As Utah's population has increased and energy consumption has gone up, a report released this week shows that residential, commercial and industrial consumers get over 85 percent of their electricity from coal-fired power plants.
Oil and natural gas production, meanwhile, are reaching record levels in Utah, as watchdog groups wring their hands over impacts the energy industry is having on environmental and archaeological resources in the state.
The Utah Foundation report, "Utah's Energy Use & Resources: Powering Our Standard of Living," warns that Utah's "abundant" in-state energy resources for oil, coal and natural gas are limited and that in 50-100 years, the state's fossil fuels will start to run out.
Foundation research analyst David Newell said the finding that resources are limited should send a message to consumers that they need to pressure government and electricity providers to increase research and development into renewable energy sources.
Increased short-term costs to consumers for that approach will be relatively less than what the price of renewable energy will be eventually if Utahns find themselves in need but without adequate supplies. Public and private sectors need to work in tandem toward cost-effective solutions to future energy needs, he said.
The report noted that 12.5 percent of electricity produced for consumption in Utah comes from natural gas-fired technology, 1.5 percent from hydroelectric sources and less than 1 percent from petroleum-fired or renewable resources such as wind, sun, biomass and geothermal. Electricity sales in Utah are divided almost equally by thirds among residential, commercial and industrial users, with industry purchasing 35.7 percent of the electricity used in this state.
This year Gov. Jon Huntsman Jr. authorized the Renewable Energy Zone Task Force, intent on seeing the state get 20 percent of its energy needs from renewable sources by 2025. The Utah Automated Geographic Resource Center already has data showing areas that might be suitable for wind power development and the more likely places to harness solar energy.
Huntsman also signed the Energy Resource and Carbon Emission Reduction Initiative, which, starting in 2025, requires that 20 percent of "adjusted sales" from electrical corporations and municipal utilities come from renewable resources "if cost effective."
The Utah Department of Natural Resources recently announced that natural-gas production reached an all-time high in 2007, and oil production last year in Utah set a near-decade high at over 19 million barrels.
"This was accomplished by drilling record numbers of wells in the state the past few years," said Gil Hunt, who works for the state Division of Oil & Gas. "Without it, production numbers would continue to decline, as demand continues to increase."
The demand for increased production, however, may come at a price to environmental and archaeological resources, such as Utah's famed Nine Mile Canyon and its fragile panels of ancient Indian rock art.
The Bureau of Land Management has received thousands of negative comments about Bill Barrett Corp.'s proposal to increase oil and gas production in the West Tavaputs area near Nine Mile Canyon.
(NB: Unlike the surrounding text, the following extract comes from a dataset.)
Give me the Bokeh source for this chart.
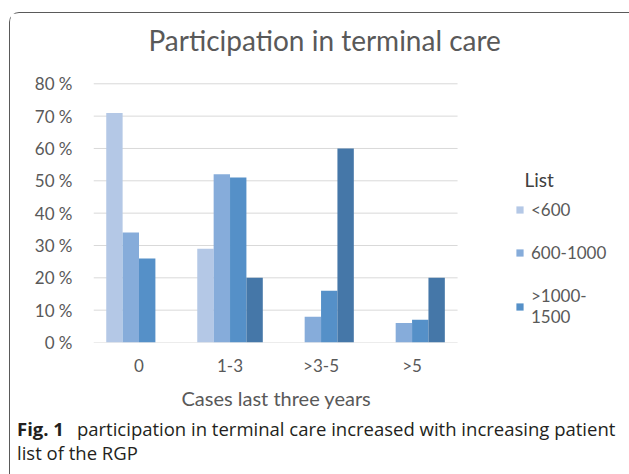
from bokeh.plotting import figure
from bokeh.layouts import column
from bokeh.models import (Range1d, FixedTicker, PrintfTickFormatter,
                          Legend, LegendItem, Title, ColumnDataSource, Div)
from bokeh.embed import file_html
from bokeh.resources import INLINE

categories = ["0", "1-3", ">3-5", ">5"]
lt600 = [71, 29, 0, 0]
s600_1000 = [34, 52, 8, 6]
s1000_1500 = [26, 51, 16, 7]
gt1500 = [0, 20, 60, 20]
series = [lt600, s600_1000, s1000_1500, gt1500]
series_names = ["<600", "600-1000", ">1000-\n1500", ">1500"]
colors = ["#B4C8E6", "#86ACDA", "#5590C8", "#4577A8"]
y_ticks = [0, 10, 20, 30, 40, 50, 60, 70, 80]

title_text = "Participation in terminal care"
x_label = "Cases last three years"
legend_title = "\u2002List"
caption_bold = "Fig. 1"
caption_line1 = "participation in terminal care increased with increasing patient"
caption_line2 = "list of the RGP"

W, H = 618, 401
cat_pos = list(range(len(categories)))

# frame extends to the right so that the legend can live inside it
p = figure(x_range=Range1d(-0.5, 5.29), y_range=Range1d(0, 80.4),
           width=W, height=H, output_backend="svg", toolbar_location=None,
           min_border_left=83, min_border_right=8, min_border_top=69, min_border_bottom=70)
p.outline_line_color = None
p.grid.visible = False
p.xaxis.ticker = FixedTicker(ticks=cat_pos)
p.xaxis.major_label_overrides = {i: c for i, c in zip(cat_pos, categories)}
p.yaxis.ticker = FixedTicker(ticks=y_ticks)
p.yaxis.formatter = PrintfTickFormatter(format="%d %%")
for ax in (p.xaxis, p.yaxis):
    ax.axis_line_color = None
    ax.major_tick_line_color = None
    ax.minor_tick_line_color = None
    ax.major_label_text_font = "Lato"
    ax.major_label_text_color = "#595959"
    ax.major_label_text_font_size = "17px"
p.yaxis.major_label_standoff = 15
p.xaxis.major_label_standoff = 6

# horizontal gridlines limited to the category area
p.segment(x0=-0.5, x1=len(categories) - 0.5, y0=y_ticks, y1=y_ticks,
          line_color="#D9D9D9", line_width=1)

# title (outermost) and a spacer closer to the frame
p.title.text = title_text
p.title.align = "left"
p.title.offset = 55
p.title.text_font = "Lato"
p.title.text_font_size = "28px"
p.title.text_font_style = "normal"
p.title.text_color = "#595959"
p.add_layout(Title(text=" ", text_font_size="7.5px"), "above")

# x-axis caption as a title below the axis, centred on the category area
p.add_layout(Title(text=x_label, align="left", offset=88, text_font="Lato",
                   text_font_size="20px", text_font_style="normal",
                   text_color="#595959"), "below")

offsets = [-0.27, -0.09, 0.09, 0.27]
rs = []
for vals, off, c in zip(series, offsets, colors):
    src = ColumnDataSource(dict(x=[i + off for i in cat_pos], top=vals))
    r = p.vbar(x="x", top="top", width=0.18, source=src, fill_color=c, line_color=None)
    rs.append(r)

legend = Legend(items=[LegendItem(label=series_names[i], renderers=[rs[i]]) for i in range(3)],
                location=(422, 15), padding=0, margin=0, border_line_color=None,
                background_fill_alpha=0, glyph_width=9, glyph_height=9,
                label_text_font="Lato", label_text_font_size="17px",
                label_text_color="#595959", spacing=22, label_standoff=7,
                title=legend_title, title_text_font="Lato", title_text_font_size="19px",
                title_text_font_style="normal", title_text_color="#404040",
                title_standoff=8)
p.add_layout(legend, "center")

caption_html = (
    '<div style="font-family:\'Open Sans\';font-size:18.5px;line-height:24px;'
    'color:#231F20;white-space:nowrap;padding:0 0 0 2px;margin-top:-2px;">'
    f'<b style="margin-right:13px">{caption_bold}</b>{caption_line1}<br>{caption_line2}</div>'
)
cap = Div(text=caption_html, width=W, height=56)

layout = column(p, cap,
                styles={"border-top": "1.5px solid #5a5a5a",
                        "border-left": "1.5px solid #5a5a5a",
                        "border-top-left-radius": "10px",
                        "margin-left": "9px", "margin-top": "12px"})

open("out.html", "w").write(file_html(layout, INLINE))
Watchdog groups claim the company's plan would harm the rock art and wildlife in the area."The (Bush) administration has been relentlessly pushing oil and gas projects into some of our most valued Western landscapes, including Desolation Canyon and all around Dinosaur National Monument," Suzanne Jones of the Wilderness Society said in a statement. "The West Tavaputs project is certainly one of the most extreme examples yet."